* WHAT TO DO: Your task is to repeat the lines below exactly, excluding any pictures they contain.

"""

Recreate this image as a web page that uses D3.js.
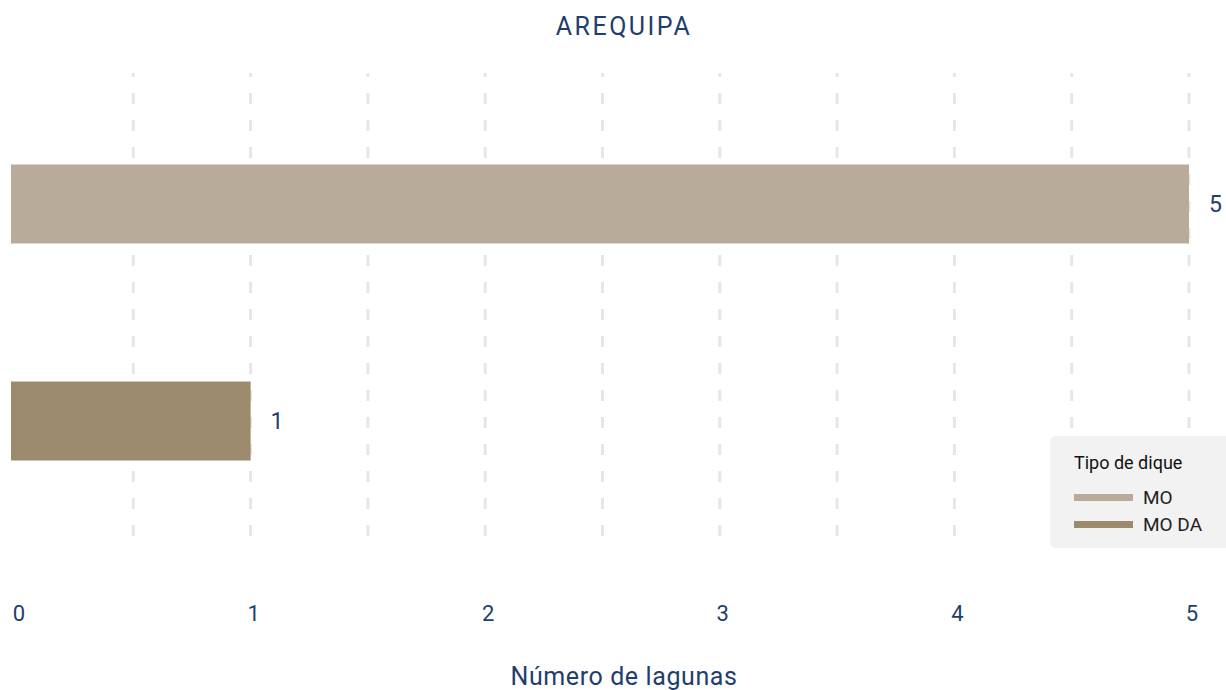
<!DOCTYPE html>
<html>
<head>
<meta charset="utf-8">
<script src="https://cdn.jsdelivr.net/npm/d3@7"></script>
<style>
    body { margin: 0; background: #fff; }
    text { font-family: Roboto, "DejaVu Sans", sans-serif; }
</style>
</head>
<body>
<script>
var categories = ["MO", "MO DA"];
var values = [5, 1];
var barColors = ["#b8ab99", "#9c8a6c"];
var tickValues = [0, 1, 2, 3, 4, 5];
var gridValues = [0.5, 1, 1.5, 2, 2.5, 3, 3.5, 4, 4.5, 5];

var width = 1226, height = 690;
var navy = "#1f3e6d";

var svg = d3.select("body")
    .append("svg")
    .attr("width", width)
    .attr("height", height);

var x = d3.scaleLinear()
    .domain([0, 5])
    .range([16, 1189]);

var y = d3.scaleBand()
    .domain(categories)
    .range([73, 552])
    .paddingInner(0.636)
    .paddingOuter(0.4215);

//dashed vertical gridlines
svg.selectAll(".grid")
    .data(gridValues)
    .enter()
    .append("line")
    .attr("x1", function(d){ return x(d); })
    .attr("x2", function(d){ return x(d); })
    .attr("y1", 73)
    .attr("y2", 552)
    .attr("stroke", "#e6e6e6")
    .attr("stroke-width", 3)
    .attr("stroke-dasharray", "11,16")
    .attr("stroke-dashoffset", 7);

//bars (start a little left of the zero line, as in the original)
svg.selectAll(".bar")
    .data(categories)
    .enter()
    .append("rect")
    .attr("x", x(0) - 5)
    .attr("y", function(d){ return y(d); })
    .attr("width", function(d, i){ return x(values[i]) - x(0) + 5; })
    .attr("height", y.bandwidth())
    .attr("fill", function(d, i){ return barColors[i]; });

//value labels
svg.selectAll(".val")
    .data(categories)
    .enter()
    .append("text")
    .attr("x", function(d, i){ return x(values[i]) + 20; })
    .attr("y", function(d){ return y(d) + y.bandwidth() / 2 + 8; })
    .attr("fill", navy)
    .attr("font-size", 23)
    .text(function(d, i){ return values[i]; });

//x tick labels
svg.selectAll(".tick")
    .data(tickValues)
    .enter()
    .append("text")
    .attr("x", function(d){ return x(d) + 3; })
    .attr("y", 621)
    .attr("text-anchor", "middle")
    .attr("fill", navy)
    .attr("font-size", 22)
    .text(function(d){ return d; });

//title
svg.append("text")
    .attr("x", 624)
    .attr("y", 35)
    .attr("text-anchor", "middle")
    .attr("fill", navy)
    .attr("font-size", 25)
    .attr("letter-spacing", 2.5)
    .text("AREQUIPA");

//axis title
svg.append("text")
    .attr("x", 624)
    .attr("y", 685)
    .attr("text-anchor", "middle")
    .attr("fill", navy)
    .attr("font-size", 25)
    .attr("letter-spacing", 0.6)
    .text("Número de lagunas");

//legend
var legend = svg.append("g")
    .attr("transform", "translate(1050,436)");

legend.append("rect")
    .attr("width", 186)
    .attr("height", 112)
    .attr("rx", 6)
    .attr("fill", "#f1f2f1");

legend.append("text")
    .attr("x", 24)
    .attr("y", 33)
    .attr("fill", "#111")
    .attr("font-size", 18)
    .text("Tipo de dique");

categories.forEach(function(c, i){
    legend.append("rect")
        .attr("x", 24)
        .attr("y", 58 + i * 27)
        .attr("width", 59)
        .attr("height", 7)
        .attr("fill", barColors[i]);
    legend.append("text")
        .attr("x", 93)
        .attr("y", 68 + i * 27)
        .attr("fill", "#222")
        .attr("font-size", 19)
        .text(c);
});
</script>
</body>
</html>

"""

* RIGHT ANSWER:
Recreate this image as a web page that uses D3.js.
<!DOCTYPE html>
<html>
<head>
<meta charset="utf-8">
<script src="https://cdn.jsdelivr.net/npm/d3@7"></script>
<style>
    body { margin: 0; background: #fff; }
    text { font-family: Roboto, "DejaVu Sans", sans-serif; }
</style>
</head>
<body>
<script>
var categories = ["MO", "MO DA"];
var values = [5, 1];
var barColors = ["#b8ab99", "#9c8a6c"];
var tickValues = [0, 1, 2, 3, 4, 5];
var gridValues = [0.5, 1, 1.5, 2, 2.5, 3, 3.5, 4, 4.5, 5];

var width = 1226, height = 690;
var navy = "#1f3e6d";

var svg = d3.select("body")
    .append("svg")
    .attr("width", width)
    .attr("height", height);

var x = d3.scaleLinear()
    .domain([0, 5])
    .range([16, 1189]);

var y = d3.scaleBand()
    .domain(categories)
    .range([73, 552])
    .paddingInner(0.636)
    .paddingOuter(0.4215);

//dashed vertical gridlines
svg.selectAll(".grid")
    .data(gridValues)
    .enter()
    .append("line")
    .attr("x1", function(d){ return x(d); })
    .attr("x2", function(d){ return x(d); })
    .attr("y1", 73)
    .attr("y2", 552)
    .attr("stroke", "#e6e6e6")
    .attr("stroke-width", 3)
    .attr("stroke-dasharray", "11,16")
    .attr("stroke-dashoffset", 7);

//bars (start a little left of the zero line, as in the original)
svg.selectAll(".bar")
    .data(categories)
    .enter()
    .append("rect")
    .attr("x", x(0) - 5)
    .attr("y", function(d){ return y(d); })
    .attr("width", function(d, i){ return x(values[i]) - x(0) + 5; })
    .attr("height", y.bandwidth())
    .attr("fill", function(d, i){ return barColors[i]; });

//value labels
svg.selectAll(".val")
    .data(categories)
    .enter()
    .append("text")
    .attr("x", function(d, i){ return x(values[i]) + 20; })
    .attr("y", function(d){ return y(d) + y.bandwidth() / 2 + 8; })
    .attr("fill", navy)
    .attr("font-size", 23)
    .text(function(d, i){ return values[i]; });

//x tick labels
svg.selectAll(".tick")
    .data(tickValues)
    .enter()
    .append("text")
    .attr("x", function(d){ return x(d) + 3; })
    .attr("y", 621)
    .attr("text-anchor", "middle")
    .attr("fill", navy)
    .attr("font-size", 22)
    .text(function(d){ return d; });

//title
svg.append("text")
    .attr("x", 624)
    .attr("y", 35)
    .attr("text-anchor", "middle")
    .attr("fill", navy)
    .attr("font-size", 25)
    .attr("letter-spacing", 2.5)
    .text("AREQUIPA");

//axis title
svg.append("text")
    .attr("x", 624)
    .attr("y", 685)
    .attr("text-anchor", "middle")
    .attr("fill", navy)
    .attr("font-size", 25)
    .attr("letter-spacing", 0.6)
    .text("Número de lagunas");

//legend
var legend = svg.append("g")
    .attr("transform", "translate(1050,436)");

legend.append("rect")
    .attr("width", 186)
    .attr("height", 112)
    .attr("rx", 6)
    .attr("fill", "#f1f2f1");

legend.append("text")
    .attr("x", 24)
    .attr("y", 33)
    .attr("fill", "#111")
    .attr("font-size", 18)
    .text("Tipo de dique");

categories.forEach(function(c, i){
    legend.append("rect")
        .attr("x", 24)
        .attr("y", 58 + i * 27)
        .attr("width", 59)
        .attr("height", 7)
        .attr("fill", barColors[i]);
    legend.append("text")
        .attr("x", 93)
        .attr("y", 68 + i * 27)
        .attr("fill", "#222")
        .attr("font-size", 19)
        .text(c);
});
</script>
</body>
</html>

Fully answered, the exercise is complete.